Очень любопытно и характерно, что футуризм и имажинизм, как поэтические школы, не смогли пустить корней среди петербургской литературной молодежи: здесь был другой дух, более «мужской», более скептический, более склонный строить новое не на опустошенном догола пустыре, а на фундаменте прежней, западной культуры, хотя бы она и называлась страшным именем «буржуазной». И Есенин, и Маяковский, оба были враждебны Западу: первый – во имя своеобразного славянофильства, во имя веры в большевицко-мужицкую Русь; второй – во имя новой, московско-американской, сверхмашинной коммунистической России. Из всех петербургских поэтов тех лет только один Блок был антизападником (великолепные его поэмы «Скифы» и «Двенадцать»). Впрочем, его отталкивание от Запада доходило до такой степени, что оно перешло в некоторое отталкивание и от революции, когда в ней, из-под первоначальных стихийных форм, стал все сильнее выпирать сухой марксистский каркас.
Но Блок был только единицей, он шел один, за ним не было никого. Это стало особенно ясно, когда на перевыборах председателем Петербургского Союза Поэтов был выбран, вместо Блока, Гумилев. За границей имя его знают, главным образом, потому, что он был расстрелян ЧК, а между тем в истории новой русской литературы он должен занять место, как крупный поэт и глава типично петербургской поэтической школы «акмеистов». Компас акмеизма – явно указывал на Запад; рулевой акмеистического корабля стремился рационализовать поэтическую стихию и ставил во главу угла работу над поэтической технологией. Недаром же Блок и Гумилев в области художественной – были врагами, и недаром за последние годы в советской поэзии наблюдается явление на первый взгляд чрезвычайно парадоксальное: молодое поколение пролетарских поэтов, чтобы научиться писать, изучает стихи не Есенина, не автора революционных «Двенадцати» Блока, а стихи рационалистического романтика Гумилева.
Поэтическая школа акмеистов существовала тогда в Петербурге не только в переносном, но и в буквальном смысле слова: в те годы работала там «Литературная Студия» (при петербургском «Доме Искусств»), сыгравшая большую роль в развитии советской литературы.
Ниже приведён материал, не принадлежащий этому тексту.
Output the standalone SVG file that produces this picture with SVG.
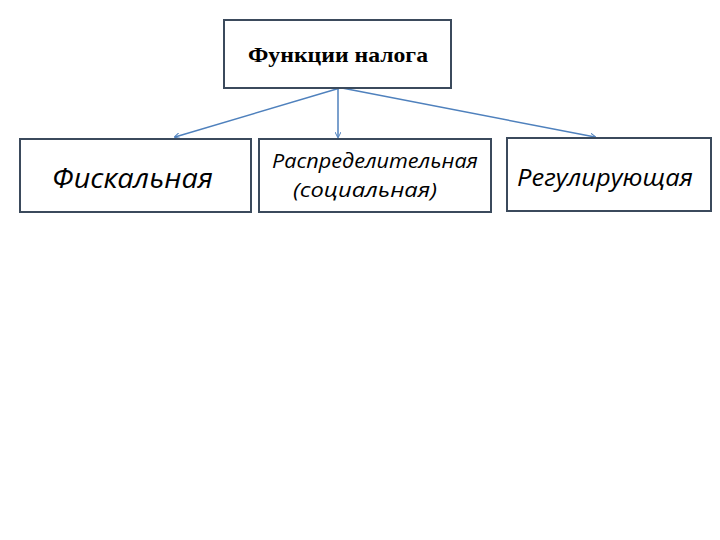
<svg xmlns="http://www.w3.org/2000/svg" width="720" height="540" viewBox="0 0 720 540">
<style>
.box{fill:#fff;stroke:#3b4a5c;stroke-width:2}
.c{stroke:#4f81bd;stroke-width:1.5;fill:none;marker-end:url(#a)}
.t{font-family:"Open Sans","DejaVu Sans",sans-serif;font-style:italic;fill:#000}
</style>
<defs><marker id="a" markerWidth="6" markerHeight="6" refX="5" refY="3" orient="auto" markerUnits="userSpaceOnUse"><path d="M0,0 L6,3 L0,6" fill="none" stroke="#4f81bd" stroke-width="1"/></marker></defs>
<rect width="720" height="540" fill="#fff"/>
<g id="connectors">
<line class="c" x1="340" y1="88" x2="175" y2="137"/>
<line class="c" x1="338" y1="88" x2="338" y2="137"/>
<line class="c" x1="342" y1="88" x2="595" y2="137"/>
</g>
<g id="root"><rect class="box" x="224" y="20" width="227" height="68"/>
<text x="248" y="62" textLength="180" lengthAdjust="spacingAndGlyphs" font-family="Liberation Serif,serif" font-weight="bold" font-size="21">Функции налога</text></g>
<g id="n1"><rect class="box" x="20" y="139" width="231" height="73"/>
<text class="t" x="52" y="188" textLength="161" lengthAdjust="spacingAndGlyphs" font-size="27">Фискальная</text></g>
<g id="n2"><rect class="box" x="259" y="139" width="232" height="73"/>
<text class="t" x="272" y="168" textLength="206" lengthAdjust="spacingAndGlyphs" font-size="20">Распределительная</text>
<text class="t" x="293" y="197" textLength="144" lengthAdjust="spacingAndGlyphs" font-size="20">(социальная)</text></g>
<g id="n3"><rect class="box" x="507" y="138" width="204" height="73"/>
<text class="t" x="517" y="186" textLength="176" lengthAdjust="spacingAndGlyphs" font-size="24">Регулирующая</text></g>
</svg>
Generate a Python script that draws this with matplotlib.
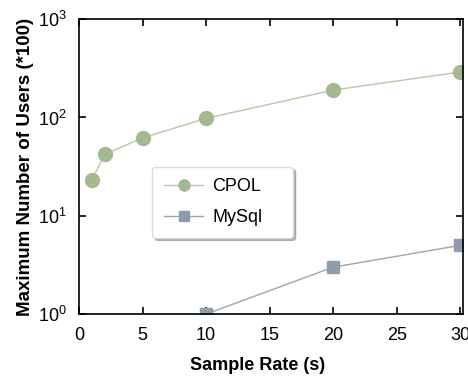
import matplotlib
matplotlib.use("Agg")
import matplotlib.pyplot as plt
from matplotlib.ticker import LogLocator, NullLocator

plt.rcParams['font.family'] = ['Liberation Sans', 'DejaVu Sans']
plt.rcParams['mathtext.default'] = 'regular'

cpol_x = [1, 2, 5, 10, 20, 30]
cpol_y = [23, 42, 62, 98, 190, 290]
mysql_x = [10, 20, 30]
mysql_y = [1.0, 3.0, 5.0]
xticks = [0, 5, 10, 15, 20, 25, 30]

fig = plt.figure(figsize=(4.68, 3.83), dpi=100)
ax = fig.add_axes([0.169, 0.180, 0.820, 0.770])

ax.plot(cpol_x, cpol_y, color='#b7c9a6', lw=1, marker='o', ms=10,
        mfc='#a3b98f', mec='#a3b98f', label='CPOL')
ax.plot(mysql_x, mysql_y, color='#9aa6b3', lw=1, marker='s', ms=9,
        mfc='#8f9caa', mec='#8f9caa', label='MySql')

ax.set_yscale('log')
ax.set_ylim(1, 1000)
ax.set_xlim(0, 30.2)
ax.set_xticks(xticks)
ax.yaxis.set_major_locator(LogLocator(base=10, numticks=5))
ax.yaxis.set_minor_locator(NullLocator())
ax.tick_params(direction='in', top=True, right=True, length=5, width=1.2,
               labelsize=13, pad=9)
for s in ax.spines.values():
    s.set_linewidth(1.2)

ax.set_xlabel('Sample Rate (s)', fontsize=13, fontweight='bold', labelpad=6)
ax.xaxis.set_label_coords(0.465, -0.145)
ax.set_ylabel('Maximum Number of Users (*100)', fontsize=13.5, fontweight='bold',
              labelpad=3)

leg = ax.legend(loc='upper left', bbox_to_anchor=(0.19, 0.258, 0.367, 0.242),
                mode='expand', borderaxespad=0,
                fontsize=13, fancybox=True,
                shadow={'color': '#888888', 'alpha': 0.6},
                framealpha=1, edgecolor='#dddddd', markerscale=0.8,
                handlelength=2.2, handletextpad=0.5, borderpad=0.65,
                labelspacing=0.75)

fig.savefig('out.png', dpi=100)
В этой студии Гумилев читал курс поэтики и вел поэтический семинарий; параллельную работу по отделу критики вел молодой критик В. Шкловский и по отделу художественной прозы – автор настоящей статьи.
Едва ли будет преувеличением сказать, что из холодных, нетопленных аудиторий этой Студии, где зачастую и лекторы, и слушатели сидели в шубах, вышла наиболее интересная в формальном отношении группа советских прозаиков (Зощенко, Вс. Иванов, Каверин, Слонимский, Лунц). Принятое этой группой название «Серапионовы братья» – известно каждому, кто следил за эволюцией пореволюционной русской литературы, и самое это название уже показывает определенную художественную ориентацию этой группы: на Запад. В некоторых марксистских литературных кругах уже тогда обнаружилась тенденция возврата к натуралистической русской прозе 60-х годов, ставившей себе цели не столько художественные, сколько пропагандистско-обличительные. В противовес этой художественно-реакционной тенденции, в своем манифесте (1922 года) «Серапионовы братья» на первое место выдвинули вопросы мастерства и протестовали против обязательного требования от писателей работ на злободневные темы. Эта позиция, а также элементы романтизма (построенные, однако, не на абстракциях, как у символистов, а как бы экстраполирующие реальность), сближает «Серапионовых братьев» с петербургским течением акмеистов.
Так в городе Гоголя, Пушкина, Достоевского появились свежие, упругие побеги новой русской прозы. Москва за эти годы, когда там звонко пел Есенин и великолепно рычал Маяковский, вырастила только одного нового и оригинального прозаика – Пильняка, и надо сказать, что это был типичный продукт московской почвы. Если у большинства петербургских молодых прозаиков мы найдем по-мужски крепкий, с инженерной точностью построенный сюжет, то у Пильняка сюжетный план всегда так же неясен и запутан, как план самой Москвы. Если у «Серапионовых братьев» есть родство с акмеистами, то в пестрых вышивках прозы Пильняка мы узнаем мотивы имажинизма – вплоть до его своеобразного нового «славянофильства» и веры в мессианские задачи новой России.